[Figure scripts]

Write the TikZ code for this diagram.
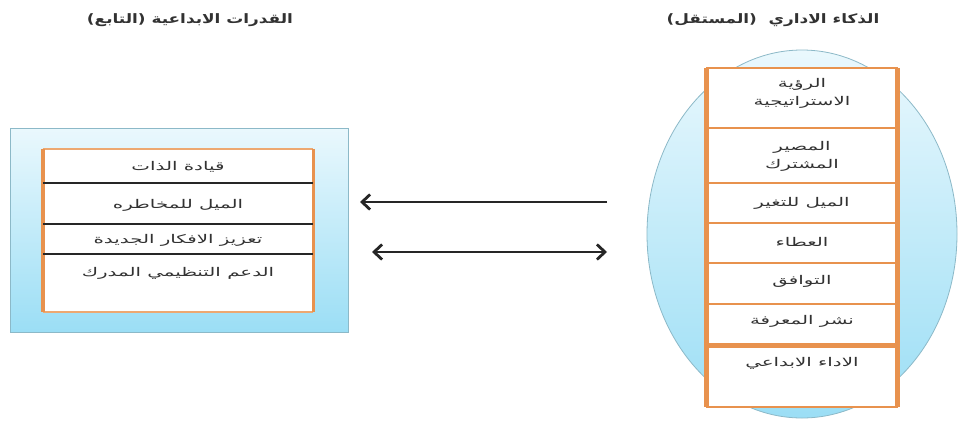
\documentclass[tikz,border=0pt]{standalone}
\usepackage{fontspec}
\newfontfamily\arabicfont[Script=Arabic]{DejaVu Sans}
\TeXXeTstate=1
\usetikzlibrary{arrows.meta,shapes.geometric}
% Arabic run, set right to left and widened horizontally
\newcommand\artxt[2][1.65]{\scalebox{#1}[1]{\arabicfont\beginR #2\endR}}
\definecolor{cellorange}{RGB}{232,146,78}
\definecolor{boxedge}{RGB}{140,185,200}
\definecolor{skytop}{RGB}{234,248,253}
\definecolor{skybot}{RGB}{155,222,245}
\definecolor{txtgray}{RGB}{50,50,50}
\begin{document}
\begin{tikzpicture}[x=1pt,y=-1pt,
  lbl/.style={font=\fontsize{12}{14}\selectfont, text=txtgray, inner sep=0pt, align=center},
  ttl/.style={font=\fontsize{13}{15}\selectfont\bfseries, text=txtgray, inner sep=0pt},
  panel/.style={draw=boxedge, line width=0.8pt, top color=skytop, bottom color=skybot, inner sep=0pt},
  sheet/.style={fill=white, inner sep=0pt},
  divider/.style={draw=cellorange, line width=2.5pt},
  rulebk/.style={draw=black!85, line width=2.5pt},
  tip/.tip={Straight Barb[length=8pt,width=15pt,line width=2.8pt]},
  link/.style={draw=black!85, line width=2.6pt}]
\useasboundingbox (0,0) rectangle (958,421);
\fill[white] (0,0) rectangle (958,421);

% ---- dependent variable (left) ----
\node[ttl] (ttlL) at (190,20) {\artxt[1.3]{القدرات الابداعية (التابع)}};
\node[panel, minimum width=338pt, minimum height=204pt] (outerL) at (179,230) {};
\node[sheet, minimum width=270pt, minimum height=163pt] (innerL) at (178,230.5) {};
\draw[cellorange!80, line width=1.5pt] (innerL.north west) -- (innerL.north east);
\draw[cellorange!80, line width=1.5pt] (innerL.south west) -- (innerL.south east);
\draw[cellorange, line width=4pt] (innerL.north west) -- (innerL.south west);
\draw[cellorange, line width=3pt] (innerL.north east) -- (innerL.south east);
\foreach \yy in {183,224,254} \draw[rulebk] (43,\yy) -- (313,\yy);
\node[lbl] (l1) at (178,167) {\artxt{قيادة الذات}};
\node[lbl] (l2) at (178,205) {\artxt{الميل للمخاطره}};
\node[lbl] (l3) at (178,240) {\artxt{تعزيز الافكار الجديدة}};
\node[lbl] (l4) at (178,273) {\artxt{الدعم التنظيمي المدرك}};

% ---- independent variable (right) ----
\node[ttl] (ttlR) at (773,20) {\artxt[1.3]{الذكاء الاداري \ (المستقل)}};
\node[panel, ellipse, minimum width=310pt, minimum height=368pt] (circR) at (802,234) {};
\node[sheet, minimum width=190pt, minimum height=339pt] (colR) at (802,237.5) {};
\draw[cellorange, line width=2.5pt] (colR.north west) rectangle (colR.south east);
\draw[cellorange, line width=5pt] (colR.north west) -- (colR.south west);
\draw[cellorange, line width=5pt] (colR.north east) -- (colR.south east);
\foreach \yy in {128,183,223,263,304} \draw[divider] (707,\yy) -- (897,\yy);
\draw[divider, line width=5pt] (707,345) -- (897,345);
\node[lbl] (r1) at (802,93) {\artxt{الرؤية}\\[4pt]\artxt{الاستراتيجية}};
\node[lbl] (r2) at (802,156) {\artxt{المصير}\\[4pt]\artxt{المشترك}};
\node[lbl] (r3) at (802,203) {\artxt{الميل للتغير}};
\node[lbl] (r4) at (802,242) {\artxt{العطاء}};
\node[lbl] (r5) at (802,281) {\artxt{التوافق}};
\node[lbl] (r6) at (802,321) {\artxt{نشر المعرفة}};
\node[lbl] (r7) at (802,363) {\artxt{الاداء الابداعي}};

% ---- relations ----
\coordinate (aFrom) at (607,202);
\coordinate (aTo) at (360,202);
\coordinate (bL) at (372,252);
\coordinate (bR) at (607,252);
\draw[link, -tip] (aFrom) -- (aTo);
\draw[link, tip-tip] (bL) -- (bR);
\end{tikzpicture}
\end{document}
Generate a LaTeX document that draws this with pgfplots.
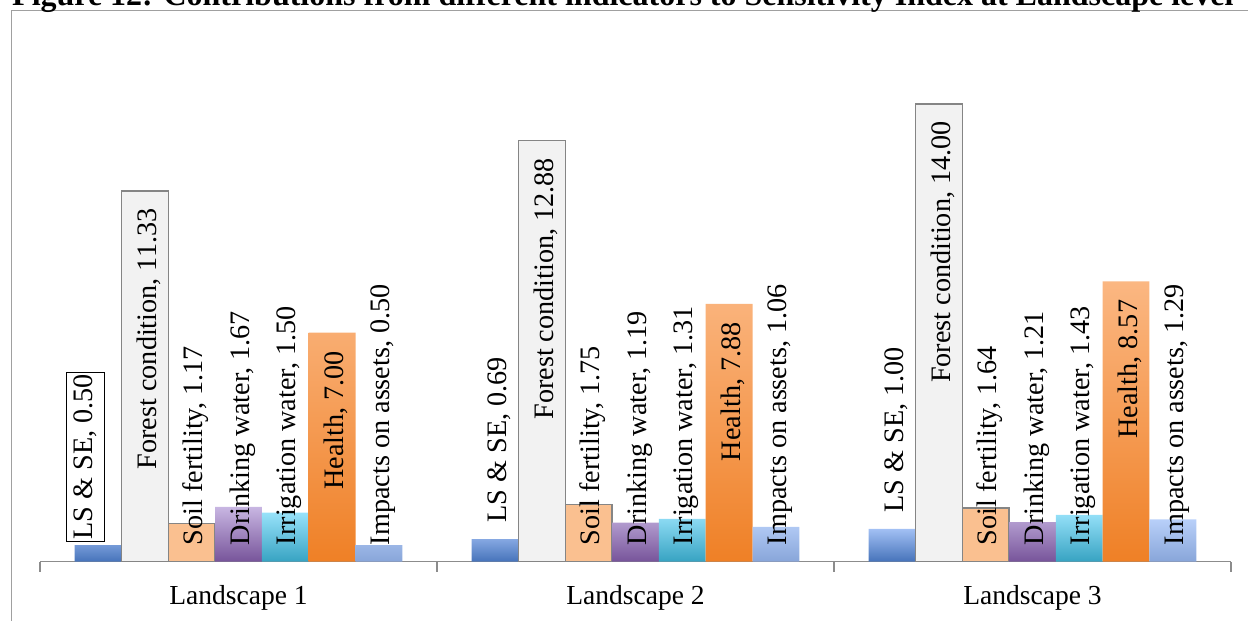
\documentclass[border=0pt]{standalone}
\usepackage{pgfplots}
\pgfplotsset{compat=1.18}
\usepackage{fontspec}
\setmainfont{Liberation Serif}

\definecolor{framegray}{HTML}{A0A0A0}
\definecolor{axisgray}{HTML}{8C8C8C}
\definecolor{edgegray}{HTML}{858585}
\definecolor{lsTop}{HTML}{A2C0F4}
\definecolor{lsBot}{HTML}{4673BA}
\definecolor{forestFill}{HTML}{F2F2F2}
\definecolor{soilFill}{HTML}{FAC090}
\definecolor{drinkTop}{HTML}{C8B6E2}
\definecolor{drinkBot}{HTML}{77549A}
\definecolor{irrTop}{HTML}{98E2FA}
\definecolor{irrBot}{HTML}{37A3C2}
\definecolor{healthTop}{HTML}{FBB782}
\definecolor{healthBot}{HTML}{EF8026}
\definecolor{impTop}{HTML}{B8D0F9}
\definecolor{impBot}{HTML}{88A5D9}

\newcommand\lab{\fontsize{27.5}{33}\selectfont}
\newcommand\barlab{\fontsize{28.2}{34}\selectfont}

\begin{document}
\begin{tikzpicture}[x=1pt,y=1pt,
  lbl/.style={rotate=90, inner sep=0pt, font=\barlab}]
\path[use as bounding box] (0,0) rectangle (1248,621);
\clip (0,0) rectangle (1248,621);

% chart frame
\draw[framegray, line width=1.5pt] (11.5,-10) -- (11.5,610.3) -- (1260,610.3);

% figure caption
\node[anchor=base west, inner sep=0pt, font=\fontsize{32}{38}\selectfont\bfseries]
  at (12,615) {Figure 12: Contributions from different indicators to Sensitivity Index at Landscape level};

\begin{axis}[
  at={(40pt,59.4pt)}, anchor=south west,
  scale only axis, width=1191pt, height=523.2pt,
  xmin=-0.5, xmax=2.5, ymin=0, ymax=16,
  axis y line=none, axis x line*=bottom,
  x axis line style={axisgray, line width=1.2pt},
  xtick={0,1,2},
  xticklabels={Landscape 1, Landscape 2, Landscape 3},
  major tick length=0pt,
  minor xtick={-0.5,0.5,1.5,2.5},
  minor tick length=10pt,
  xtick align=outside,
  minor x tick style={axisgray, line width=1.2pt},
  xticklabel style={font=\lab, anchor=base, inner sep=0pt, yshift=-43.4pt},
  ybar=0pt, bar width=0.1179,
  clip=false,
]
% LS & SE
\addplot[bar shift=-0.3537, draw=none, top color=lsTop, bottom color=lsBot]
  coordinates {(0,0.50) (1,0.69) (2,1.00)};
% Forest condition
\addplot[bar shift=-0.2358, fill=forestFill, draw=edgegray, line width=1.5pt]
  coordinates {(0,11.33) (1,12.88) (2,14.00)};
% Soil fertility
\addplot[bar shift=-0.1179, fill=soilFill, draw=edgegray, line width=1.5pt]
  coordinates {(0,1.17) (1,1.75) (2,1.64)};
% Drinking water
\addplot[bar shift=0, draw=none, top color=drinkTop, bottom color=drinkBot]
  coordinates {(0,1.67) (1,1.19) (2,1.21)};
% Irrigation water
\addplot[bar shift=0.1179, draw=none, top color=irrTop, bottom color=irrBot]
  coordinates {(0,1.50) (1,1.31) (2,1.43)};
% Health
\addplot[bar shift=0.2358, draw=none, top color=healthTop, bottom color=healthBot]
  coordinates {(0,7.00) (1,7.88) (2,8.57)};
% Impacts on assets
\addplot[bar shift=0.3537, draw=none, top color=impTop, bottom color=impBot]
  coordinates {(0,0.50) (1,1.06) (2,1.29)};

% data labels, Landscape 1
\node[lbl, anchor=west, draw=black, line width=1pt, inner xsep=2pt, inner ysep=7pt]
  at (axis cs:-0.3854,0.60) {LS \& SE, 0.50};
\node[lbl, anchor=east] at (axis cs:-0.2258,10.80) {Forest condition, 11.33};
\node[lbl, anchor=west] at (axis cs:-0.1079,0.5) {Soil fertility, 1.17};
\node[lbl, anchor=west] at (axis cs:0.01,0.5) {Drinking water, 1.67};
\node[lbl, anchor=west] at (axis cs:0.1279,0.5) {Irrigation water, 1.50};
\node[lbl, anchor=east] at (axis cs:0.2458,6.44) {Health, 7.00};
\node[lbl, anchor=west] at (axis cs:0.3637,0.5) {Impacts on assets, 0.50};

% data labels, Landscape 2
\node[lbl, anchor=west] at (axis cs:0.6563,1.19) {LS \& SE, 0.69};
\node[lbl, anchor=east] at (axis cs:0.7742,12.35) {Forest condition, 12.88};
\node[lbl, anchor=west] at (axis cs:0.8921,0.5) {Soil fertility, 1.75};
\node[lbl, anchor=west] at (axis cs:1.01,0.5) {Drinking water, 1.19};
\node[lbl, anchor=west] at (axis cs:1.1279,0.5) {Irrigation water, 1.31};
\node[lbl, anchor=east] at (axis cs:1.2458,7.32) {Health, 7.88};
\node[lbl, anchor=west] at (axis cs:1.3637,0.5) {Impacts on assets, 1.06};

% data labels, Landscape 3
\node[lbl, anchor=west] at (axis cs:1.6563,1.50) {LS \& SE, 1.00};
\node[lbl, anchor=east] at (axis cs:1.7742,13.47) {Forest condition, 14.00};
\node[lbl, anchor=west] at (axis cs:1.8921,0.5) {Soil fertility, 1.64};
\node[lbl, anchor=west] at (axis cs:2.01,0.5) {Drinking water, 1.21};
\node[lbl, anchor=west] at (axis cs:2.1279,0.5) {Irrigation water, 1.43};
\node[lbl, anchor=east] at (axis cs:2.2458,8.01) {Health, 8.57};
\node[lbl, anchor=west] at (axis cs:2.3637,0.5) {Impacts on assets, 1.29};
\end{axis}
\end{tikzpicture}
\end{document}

DIRECTION
From the line with "Generate a LaTeX" to the line with "(11.5,610.3) -- (1260,610.3);", set down those lines word for word and only those, counting both ends. Pictures stay out of the copy.

WRITTEN ANSWER
Generate a LaTeX document that draws this with pgfplots.
\documentclass[border=0pt]{standalone}
\usepackage{pgfplots}
\pgfplotsset{compat=1.18}
\usepackage{fontspec}
\setmainfont{Liberation Serif}

\definecolor{framegray}{HTML}{A0A0A0}
\definecolor{axisgray}{HTML}{8C8C8C}
\definecolor{edgegray}{HTML}{858585}
\definecolor{lsTop}{HTML}{A2C0F4}
\definecolor{lsBot}{HTML}{4673BA}
\definecolor{forestFill}{HTML}{F2F2F2}
\definecolor{soilFill}{HTML}{FAC090}
\definecolor{drinkTop}{HTML}{C8B6E2}
\definecolor{drinkBot}{HTML}{77549A}
\definecolor{irrTop}{HTML}{98E2FA}
\definecolor{irrBot}{HTML}{37A3C2}
\definecolor{healthTop}{HTML}{FBB782}
\definecolor{healthBot}{HTML}{EF8026}
\definecolor{impTop}{HTML}{B8D0F9}
\definecolor{impBot}{HTML}{88A5D9}

\newcommand\lab{\fontsize{27.5}{33}\selectfont}
\newcommand\barlab{\fontsize{28.2}{34}\selectfont}

\begin{document}
\begin{tikzpicture}[x=1pt,y=1pt,
  lbl/.style={rotate=90, inner sep=0pt, font=\barlab}]
\path[use as bounding box] (0,0) rectangle (1248,621);
\clip (0,0) rectangle (1248,621);

% chart frame
\draw[framegray, line width=1.5pt] (11.5,-10) -- (11.5,610.3) -- (1260,610.3);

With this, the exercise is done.